Tibetan Mo

Cast two sacred dice in the ancient Tibetan Mo tradition. Each of 36 combinations carries wisdom from the mountain monasteries. Embeddable domain-locked widget, mobile-responsive.

Tibetan Mo — illustration

Mo divination is a Tibetan Buddhist practice with a documented lineage going back at least to the 8th century - Padmasambhava, the figure credited with bringing Vajrayana Buddhism to Tibet, is said to have codified it. Two dice, thirty-six possible combinations, each linked to a specific teaching from the tradition. Unlike most Western oracle systems, Mo doesn't describe a mood or a tendency: it gives a reading within a framework of Buddhist philosophy about cause, karma, and the right action in a situation.

How it works

Formulate your question clearly. In traditional Mo practice, you hold the dice in your hands, breathe on them three times, and cast. The digital version simulates the cast. Each combination of the two dice maps to one of thirty-six outcomes, each associated with a Tibetan teaching and a practical answer: favorable, unfavorable, or guidance-with-conditions. The reading includes the traditional teaching and a plain-language interpretation.

Understanding your result

Mo outcomes are not simply good or bad - they're situated. 'Favorable for this action but not for that one' is a common reading structure. The teaching that accompanies each result gives the philosophical framework: it might be about patience, or about the nature of obstacles as purification, or about the right timing for action. The tradition treats the cast as genuinely revelatory within a Buddhist view of interdependence - not magic, but meaningful coincidence within cause and effect.
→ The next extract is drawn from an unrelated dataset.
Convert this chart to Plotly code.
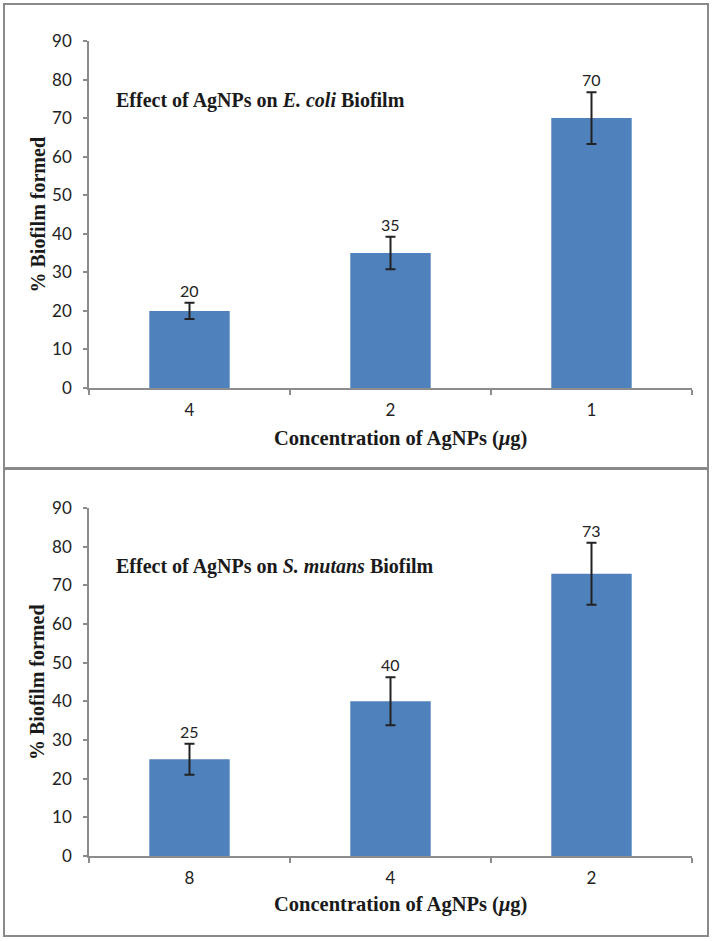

Frequently asked questions

Do I need to be Buddhist to use this?

No - Mo divination is traditionally open to non-practitioners for general life questions. The readings are grounded in Buddhist thought, so familiarity with that framework helps, but the practical guidance is accessible without it.

How is Mo different from I Ching?

Both are classical divination systems using randomness within a structured interpretive framework - but their traditions, cosmologies, and textual bases are entirely separate. I Ching draws from Taoist and Confucian thought; Mo draws from Vajrayana Buddhist teaching. The philosophical frames produce different kinds of guidance.

Can I ask any question, or are some questions not appropriate?

Traditional Mo practice recommends sincere questions about situations where you genuinely need guidance - not testing or trivial queries. The tradition holds that frivolous use diffuses the practice's effectiveness.

Is this for entertainment?

We offer it for self-reflection and cultural exploration. Mo is a living practice within Tibetan Buddhism - we present it with that context rather than as a casual novelty.